GIVEN INFORMATION:
--- start ---

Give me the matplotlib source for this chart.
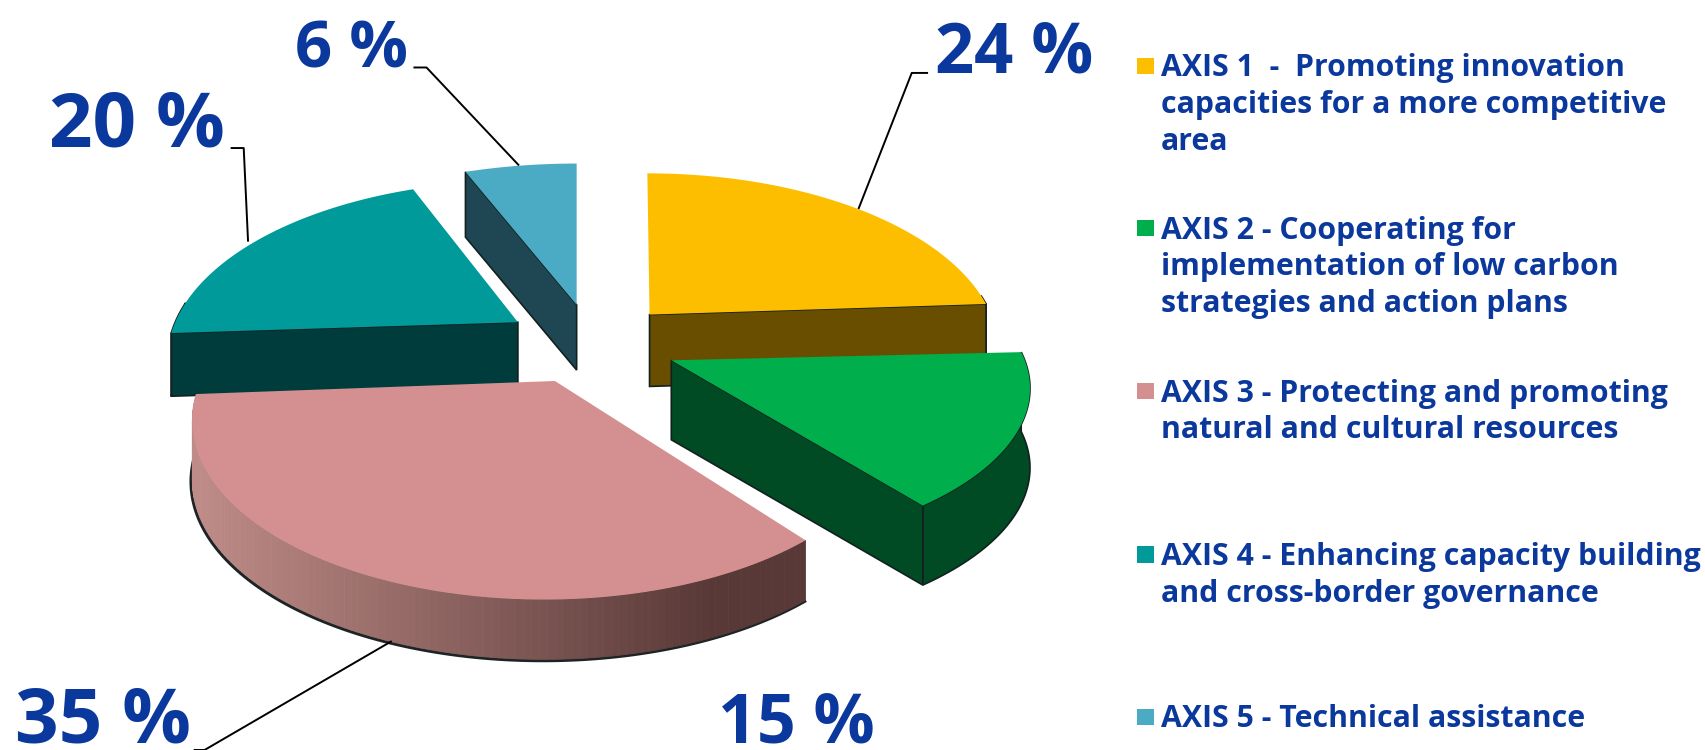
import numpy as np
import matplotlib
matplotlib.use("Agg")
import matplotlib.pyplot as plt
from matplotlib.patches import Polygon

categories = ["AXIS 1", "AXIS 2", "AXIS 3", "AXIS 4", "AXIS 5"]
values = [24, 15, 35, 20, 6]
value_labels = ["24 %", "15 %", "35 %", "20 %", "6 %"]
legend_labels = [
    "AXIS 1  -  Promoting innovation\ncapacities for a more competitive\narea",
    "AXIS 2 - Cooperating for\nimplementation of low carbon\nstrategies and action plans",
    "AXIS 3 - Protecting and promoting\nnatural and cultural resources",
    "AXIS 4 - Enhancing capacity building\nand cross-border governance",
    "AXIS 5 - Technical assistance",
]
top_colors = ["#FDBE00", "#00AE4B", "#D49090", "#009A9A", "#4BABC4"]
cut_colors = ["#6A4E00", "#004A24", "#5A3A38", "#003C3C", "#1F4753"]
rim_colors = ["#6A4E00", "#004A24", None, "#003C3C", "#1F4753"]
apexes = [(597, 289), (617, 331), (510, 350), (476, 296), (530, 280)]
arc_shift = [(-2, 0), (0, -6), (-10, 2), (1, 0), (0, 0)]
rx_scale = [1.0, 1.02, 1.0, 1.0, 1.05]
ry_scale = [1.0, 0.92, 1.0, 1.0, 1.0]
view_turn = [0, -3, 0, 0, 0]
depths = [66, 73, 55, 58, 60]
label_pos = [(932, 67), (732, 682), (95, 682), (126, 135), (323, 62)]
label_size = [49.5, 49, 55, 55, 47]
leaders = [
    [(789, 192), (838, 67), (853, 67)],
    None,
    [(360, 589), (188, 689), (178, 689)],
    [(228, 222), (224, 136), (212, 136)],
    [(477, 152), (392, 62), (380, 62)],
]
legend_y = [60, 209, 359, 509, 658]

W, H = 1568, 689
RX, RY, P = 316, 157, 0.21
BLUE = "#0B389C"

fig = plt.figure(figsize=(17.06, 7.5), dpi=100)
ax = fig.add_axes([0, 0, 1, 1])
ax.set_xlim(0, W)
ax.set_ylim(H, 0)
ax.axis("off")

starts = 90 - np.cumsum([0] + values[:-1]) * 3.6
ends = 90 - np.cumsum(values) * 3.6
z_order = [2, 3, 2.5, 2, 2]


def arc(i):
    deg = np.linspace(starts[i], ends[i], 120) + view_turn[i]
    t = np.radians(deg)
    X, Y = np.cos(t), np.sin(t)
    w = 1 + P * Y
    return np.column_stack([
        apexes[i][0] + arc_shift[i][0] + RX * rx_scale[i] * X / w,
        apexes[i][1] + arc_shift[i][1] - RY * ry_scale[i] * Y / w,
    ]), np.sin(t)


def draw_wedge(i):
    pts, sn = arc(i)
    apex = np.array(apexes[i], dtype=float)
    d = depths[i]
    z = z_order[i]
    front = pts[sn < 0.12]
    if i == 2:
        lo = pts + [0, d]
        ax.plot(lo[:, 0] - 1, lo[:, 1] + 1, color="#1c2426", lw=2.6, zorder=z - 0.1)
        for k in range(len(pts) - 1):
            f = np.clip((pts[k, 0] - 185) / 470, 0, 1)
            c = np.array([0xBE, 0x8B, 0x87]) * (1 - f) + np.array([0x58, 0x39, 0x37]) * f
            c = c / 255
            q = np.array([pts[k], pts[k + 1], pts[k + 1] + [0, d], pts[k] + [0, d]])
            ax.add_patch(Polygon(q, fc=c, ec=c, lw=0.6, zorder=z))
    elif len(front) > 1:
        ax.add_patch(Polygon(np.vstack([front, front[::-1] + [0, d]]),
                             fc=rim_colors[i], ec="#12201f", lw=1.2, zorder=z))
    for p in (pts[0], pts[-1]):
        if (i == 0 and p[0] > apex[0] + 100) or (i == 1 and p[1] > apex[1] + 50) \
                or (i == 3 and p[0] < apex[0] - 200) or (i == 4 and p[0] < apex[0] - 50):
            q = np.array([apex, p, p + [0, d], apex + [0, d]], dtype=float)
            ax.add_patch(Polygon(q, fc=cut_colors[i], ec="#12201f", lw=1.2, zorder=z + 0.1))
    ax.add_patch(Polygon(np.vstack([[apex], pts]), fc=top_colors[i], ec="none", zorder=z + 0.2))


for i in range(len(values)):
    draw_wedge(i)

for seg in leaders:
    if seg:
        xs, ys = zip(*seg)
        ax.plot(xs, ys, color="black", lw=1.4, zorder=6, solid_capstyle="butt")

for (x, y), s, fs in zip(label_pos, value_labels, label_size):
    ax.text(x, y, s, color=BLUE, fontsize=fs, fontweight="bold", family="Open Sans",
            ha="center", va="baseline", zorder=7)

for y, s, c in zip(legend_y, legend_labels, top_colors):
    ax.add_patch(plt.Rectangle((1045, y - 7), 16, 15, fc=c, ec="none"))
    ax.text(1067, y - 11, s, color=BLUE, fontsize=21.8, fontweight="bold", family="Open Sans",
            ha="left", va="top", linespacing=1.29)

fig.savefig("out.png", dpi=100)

--- end ---

OBJECTIVE: From the material above, copy each line that includes the word "matplotlib".

RESULT FOR THIS TASK:
Give me the matplotlib source for this chart.
import matplotlib
matplotlib.use("Agg")
import matplotlib.pyplot as plt
from matplotlib.patches import Polygon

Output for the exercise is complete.